Their companions in <stdio.h> that read such numbers are, of course, the scan functions — fscanf, etc. These get smarter too, since their behavior is defined in terms of strtod anyway.
Their opposite numbers are the print functions — fprintf, etc. They are now expected to print the same codes for infinities and NaNs. They also get three new conversion specifiers:

%a, to print in the new hexadecimal floating-point format

%A, the same as %a, only using upper case letters instead

%F, the same as %f, only using upper case letters instead
None of this should come as a surprise. It is simply a natural follow through, to complement the language additions.

The Header <fp.h>
Listing 1 shows the new header <fp.h>. It adds a variety of new types, macros, and functions:

float_t is the most efficient (computational) floating-point type at least as wide as float.

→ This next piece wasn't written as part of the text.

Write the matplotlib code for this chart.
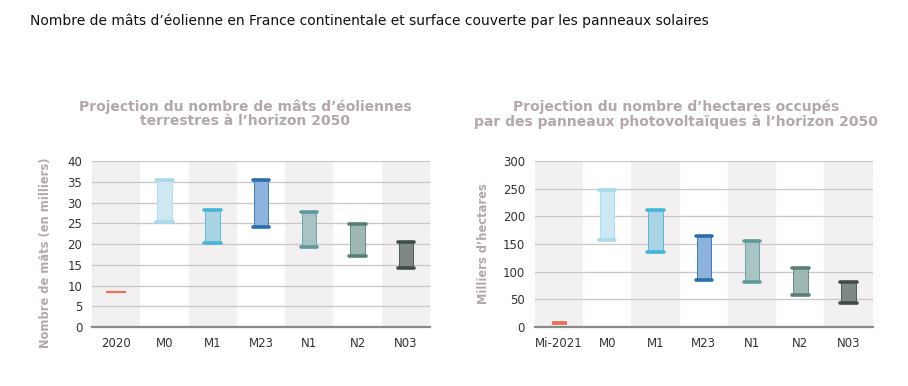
import numpy as np
import matplotlib
matplotlib.use("Agg")
import matplotlib.pyplot as plt

# Wind masts (thousands)
cats_w = ["2020", "M0", "M1", "M23", "N1", "N2", "N03"]
low_w = [8.5, 25.3, 20.2, 24.2, 19.3, 17.2, 14.3]
high_w = [8.5, 35.5, 28.2, 35.5, 27.7, 24.8, 20.5]

# Solar panels (thousands of hectares)
cats_s = ["Mi-2021", "M0", "M1", "M23", "N1", "N2", "N03"]
low_s = [5, 158, 136, 85, 82, 57, 44]
high_s = [10, 248, 212, 164, 156, 106, 82]

fills = ["#e8735a", "#cde8f3", "#a9d4e4", "#8db2dd", "#a8c3c4", "#9db7b2", "#7f8885"]
caps = ["#e8735a", "#a9d9ec", "#45b6d6", "#2a6ead", "#5e9a9d", "#5b7d78", "#3f4c49"]

title_col = "#b3a7a9"
shade = "#f3f0f1"

fig = plt.figure(figsize=(9.08, 3.86), dpi=100)
fig.text(0.033, 0.945, "Nombre de mâts d\u2019éolienne en France continentale et surface couverte par les panneaux solaires",
         fontsize=10, color="#111111", ha="left", va="center")


def draw(ax, cats, low, high, ymax, step, ylabel, line_first, lab_xy):
    n = len(cats)
    x = np.arange(n)
    for i in range(0, n, 2):
        ax.axvspan(i - 0.5, i + 0.5, color=shade, zorder=0, lw=0)
    ax.set_xlim(-0.5, n - 0.5)
    ax.set_ylim(0, ymax)
    ax.set_yticks(np.arange(0, ymax + 1, step))
    ax.yaxis.grid(True, color="#c9c6c7", lw=0.9, zorder=1)
    ax.set_axisbelow(True)
    w = 0.3
    for i in range(n):
        if i == 0 and line_first:
            ax.hlines(low[i], x[i] - 0.2, x[i] + 0.2, color=fills[i], lw=1.6, zorder=3)
            continue
        ax.bar(x[i], high[i] - low[i], bottom=low[i], width=w, color=fills[i],
               edgecolor=caps[i] if i > 0 else fills[i], lw=0.6, zorder=3)
        if i > 0:
            ax.hlines([low[i], high[i]], x[i] - w / 2 - 0.02, x[i] + w / 2 + 0.02,
                      color=caps[i], lw=2.6, zorder=4, capstyle="round")
    ax.set_xticks(x)
    ax.set_xticklabels(cats)
    for s in ["top", "right", "left"]:
        ax.spines[s].set_visible(False)
    ax.spines["bottom"].set_color("#8a8a8a")
    ax.spines["bottom"].set_linewidth(1.6)
    ax.tick_params(axis="both", length=0, labelsize=8.5, colors="#333333", pad=7)
    ax.set_ylabel(ylabel, fontsize=8.3, fontweight="bold", color=title_col)
    ax.yaxis.set_label_coords(*lab_xy)


ax1 = fig.add_axes([0.1013, 0.1528, 0.3722, 0.4301])
draw(ax1, cats_w, low_w, high_w, 40, 5, "Nombre de mâts (en milliers)", True, (-0.118, 0.45))

ax2 = fig.add_axes([0.589, 0.1528, 0.3722, 0.4301])
draw(ax2, cats_s, low_s, high_s, 300, 50, "Milliers d\u2019hectares", False, (-0.133, 0.5))

fig.text(0.270, 0.705, "Projection du nombre de mâts d\u2019éoliennes\nterrestres à l\u2019horizon 2050",
         fontsize=10, fontweight="bold", color=title_col, ha="center", va="center", linespacing=1.05)
fig.text(0.7445, 0.705, "Projection du nombre d\u2019hectares occupés\npar des panneaux photovoltaïques à l\u2019horizon 2050",
         fontsize=10, fontweight="bold", color=title_col, ha="center", va="center", linespacing=1.05)

fig.savefig("out.png", dpi=100)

double_t is the most efficient (computational) floating-point type at least as wide as double.

HUGE_VAL is the same as in <math.h>. (It can be infinity.)

INFITITY is assuredly infinity.

NAN is a NaN.

FP_NAN, etc. describe the values that can be generated by the floating-point classification macros

(fpclassify, etc.) that follow.

DECIMAL_DIG is the largest number of decimal digits that can be converted between text and long double without loss of precision.
The thumping great list that follows is an extensive set of mathematical functions, far too numerous to detail here. What's really adventurous is the set of functions whose return and argument types contain the vague bold italic T. These are generic functions, just like in FORTRAN, and not quite like templates in C++. Each represents a set of functions overloaded on the (floating-point) type of its argument(s), By some unspecified mechanism, C is extended to handle such generics.

The Header <fenv.h>
Listing 2 shows the new header <fenv.h>. It adds new types, macros, and functions for controlling the state of an IEEE 754 processor:

fenv_t describes an object that can hold the entire floating-point environment.

fexcept_t describes an object that can hold all the exception flags.

FE_INEXACT, etc. describe the various exception flags.

FE_TONEAREST, etc. describe the various rounding modes.

FE_DFL_ENV points at an object of type fenv_t that holds the default floating-point environment.
The rest of this header declares the various functions provided for manipulating the floating-point environment in various ways.

Conclusion
That's the end of my rather brief overview of Floating-Point C Extensions. I confess that I find most of this stuff rather specialized, for my needs at least. On the other hand, it was developed over several years by people with good credentials, and intentions to match. I don't dismiss it lightly.
I end with one of my favorite quotes from R.W. Hamming. He said it of an early book of floating-point arithmetic, but it applies at least as well here: "Nobody should have to know that much about floating-point arithmetic, but I'm afraid sometimes you might."